Marcel Proust referred to madeleines as a “seashell cake so strictly pleated outside and so sensual inside.” I couldn’t agree more—the madeleine is one of my favorite treats. In fact, almost every Friday morning, I grab a package at Starbucks on the way to work.
Apparently, I'm not the only one who likes madeleines. The British pop duo The Pet Shop Boys reference the madeleine in one of their songs, Memory of the Future:
Over and over again
I keep tasting that sweet madeleine
looking back at my life now and then
asking: if not later then when?
Like many things culinary, the origin of the madeleine is obscure and subject to debate. According to Larousse Gastronomique, there are two possible creation myths. The first is that Avice, the chef to the famous French statesman Talleyrand, began baking a pound-cake mixture in aspic moulds.
|The discover of the madeleine?|
Others, however, believe that the recipe is much older and originated in the French town of Commercy, which was then a duchy under the rule of Stanislaw Leszczynsky. Apparently, during a visit to the castle in 1755, the Duke was very taken with a cake made by a peasant named Madeleine. Thus began the fashion for madeleines (so named by the Duke). The madeleine really hit the big time when the Duke’s daughter, Marie, who was married to Louis XV, introduced it to the royal court at Versailles.
As much as I like madeleines, I had never made any. That changed this past weekend, when I decided to give it a try. I was surprised to find that madeleines are pretty simple to make, at least when you remember to add a key ingredient! (More on that later.)
|©2013 Chris Terrell|
The first step was to get a madeleine pan. While I normally eschew any kind of baking that requires special pans or equipment, I made an exception this time. So I stopped by the nearest Sur La Table and grabbed one. (I really did get just this one thing, which is amazing. SLT is like the Walmart of cooking stores—it is nearly impossible to go in and buy one thing (e.g., a spatula), and not walk out of the store having spent a couple hundred bucks or more (e.g., sous vide machine)!

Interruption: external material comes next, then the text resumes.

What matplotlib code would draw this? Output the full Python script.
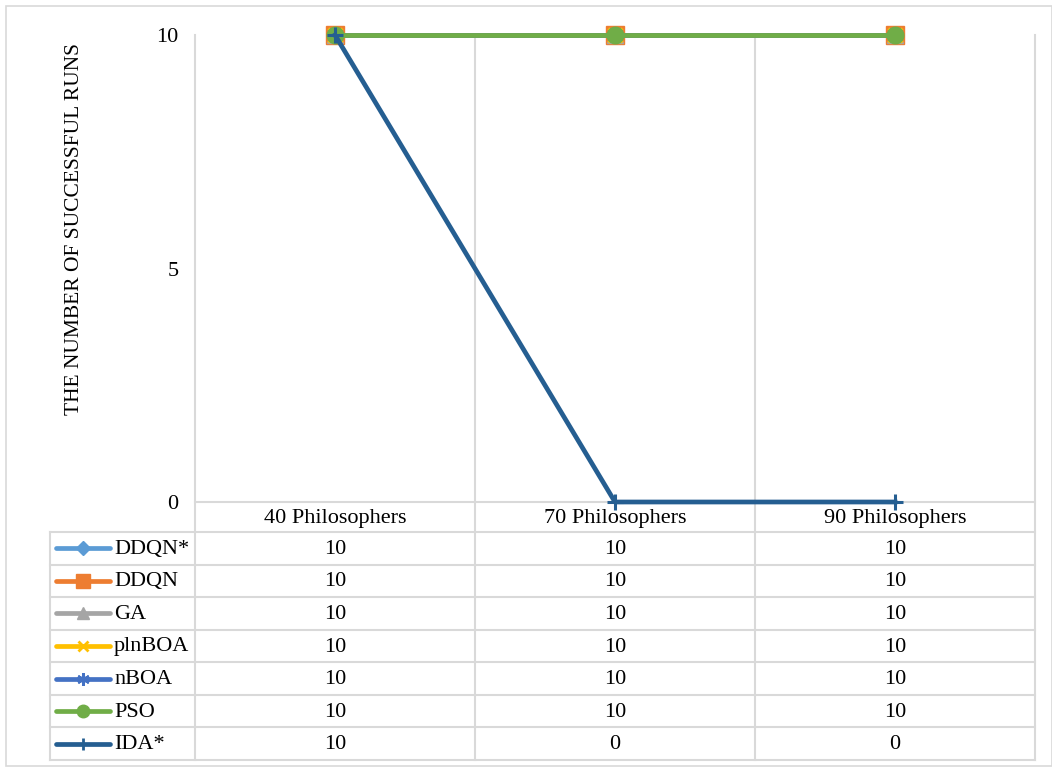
import matplotlib.pyplot as plt

plt.rcParams['font.family'] = ['Liberation Serif', 'DejaVu Serif']

categories = ['40 Philosophers', '70 Philosophers', '90 Philosophers']
series_names = ['DDQN*', 'DDQN', 'GA', 'plnBOA', 'nBOA', 'PSO', 'IDA*']
ddqn_star = [10, 10, 10]
ddqn = [10, 10, 10]
ga = [10, 10, 10]
plnboa = [10, 10, 10]
nboa = [10, 10, 10]
pso = [10, 10, 10]
ida_star = [10, 0, 0]
series_values = [ddqn_star, ddqn, ga, plnboa, nboa, pso, ida_star]

colors = ['#5B9BD5', '#ED7D31', '#A5A5A5', '#FFC000', '#4472C4', '#70AD47', '#255E91']
markers = ['D', 's', '^', 'x', (6, 2, 0), 'o', '+']
msizes = [9, 13, 11, 10, 12, 12, 12]

W, H = 1052, 767
grid_c = '#D9D9D9'
fs = 16

fig = plt.figure(figsize=(W / 100, H / 100), dpi=100)

# pixel layout of the plot area and the data table underneath it
left, right = 195, 1035
top, axis_y = 35, 502
head_bot = 532
row_h = (760 - head_bot) / len(series_names)
key_left = 50
col_w = (right - left) / len(categories)


def is_thin(m):
    return m in ('x', '+') or isinstance(m, tuple)


# table / frame layer in pixel coordinates
tab = fig.add_axes([0, 0, 1, 1])
tab.set_xlim(0, W)
tab.set_ylim(H, 0)
tab.axis('off')
tab.set_zorder(0)

tab.add_patch(plt.Rectangle((6, 6), W - 6.5, H - 7, fill=False, ec=grid_c, lw=1.2))

table_bot = head_bot + row_h * len(series_names)
tab.plot([left, right], [axis_y, axis_y], color=grid_c, lw=1.5)
for k in range(len(series_names) + 1):
    y = head_bot + k * row_h
    tab.plot([key_left, right], [y, y], color=grid_c, lw=1.5)
tab.plot([key_left, key_left], [head_bot, table_bot], color=grid_c, lw=1.5)
for j in range(len(categories) + 1):
    x = left + j * col_w
    tab.plot([x, x], [top, table_bot], color=grid_c, lw=1.5)

for j, cat in enumerate(categories):
    tab.text(left + (j + 0.5) * col_w, (axis_y + head_bot) / 2 + 1, cat,
             ha='center', va='center', fontsize=fs)

for i, (name, vals) in enumerate(zip(series_names, series_values)):
    yc = head_bot + (i + 0.5) * row_h
    tab.plot([56, 110], [yc, yc], color=colors[i], lw=3.4, solid_capstyle='round')
    tab.plot([83], [yc], marker=markers[i], color=colors[i], ms=msizes[i] * 0.75,
             mew=2 if is_thin(markers[i]) else 1)
    tab.text(114, yc + 1, name, ha='left', va='center', fontsize=fs)
    for j, v in enumerate(vals):
        tab.text(left + (j + 0.5) * col_w, yc + 1, str(v), ha='center', va='center', fontsize=fs)

# line chart
ax = fig.add_axes([left / W, 1 - axis_y / H, (right - left) / W, (axis_y - top) / H])
ax.set_zorder(1)
ax.patch.set_alpha(0)
x = list(range(len(categories)))
for i, vals in enumerate(series_values):
    ax.plot(x, vals, color=colors[i], lw=3.4, marker=markers[i], ms=msizes[i],
            mew=2.2 if is_thin(markers[i]) else 1, clip_on=False, zorder=3 + i)

ax.set_xlim(-0.5, len(categories) - 0.5)
ax.set_ylim(0, 10)
ax.set_xticks([])
ax.set_yticks([0, 5, 10])
ax.tick_params(axis='y', length=0, pad=12, labelsize=fs)
for s in ax.spines.values():
    s.set_visible(False)

fig.text(75 / W, 1 - 229 / H, 'THE NUMBER OF SUCCESSFUL RUNS', rotation=90,
         ha='center', va='center', fontsize=15.5)

fig.savefig('out.png', dpi=100)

Next, find a recipe. After looking at several, I landed on one from one of my latest cookbook acquisitions: I Know How to Cook by Ginette Matzot. It is the French version of our Joy of Cooking or the Italian Silver Spoon. And while the title sounds a little silly to an American ear—in French, Je sais cuisiner, sounds sexier—it is a great French cookbook. Here’s the recipe (doubled), found on page 807:
½ Cup (2 sticks) butter, softened, plus extra for greasing
4 large eggs
1½ cup superfine or castor sugar (if you don’t have this, take regular sugar and grind it in a food processor)
2½ cups flour (critical ingredient!)
1½ teaspoons vanilla extract
zest of one large lemon
Preheat oven to 400℉. Grease madeleine pan with butter. Whisk the eggs and sugar with an electric until the mixture turns white and triples in volume. Slowly fold in the flour and butter, then the vanilla and lemon zest. Pour into the prepared pans and bake for 8-10 minutes.
Preparation Time: 20 minutes
Cooking Time: 8-10 minutes
As you can see this is a fairly simple recipe. That being said, however, I had a tough time with this one. Maybe I was tired; maybe I was distracted (twin 11-year-old boys clamoring for the finished product); but the first batch was an unholy mess. When preparing the batter, I noticed it looked a bit odd. Perhaps a bit too thin and almost curdled. Oh well, I thought, it is probably suppose to be this way. What did I know, I had never made madeleines before! After 10 minutes, I looked into the stove. They...looked...done….even if they had an odd yellowish color.
©2013 Chris Terrell
Proust is rolling over in his grave!
Once I took them out, however, they collapsed into a gooey mess in the pan. I was flummoxed. What happened?, I thought. I glanced over at page 807 of the cookbook and there in plain Helvetica was the word FLOUR! Oh crap! I forgot the flour! In baking, that’s like forgetting to lower the landing gear on an Airbus A380 on approach to Narita International Airport. Perhaps the Insouciant Chef had finally lived up to his name!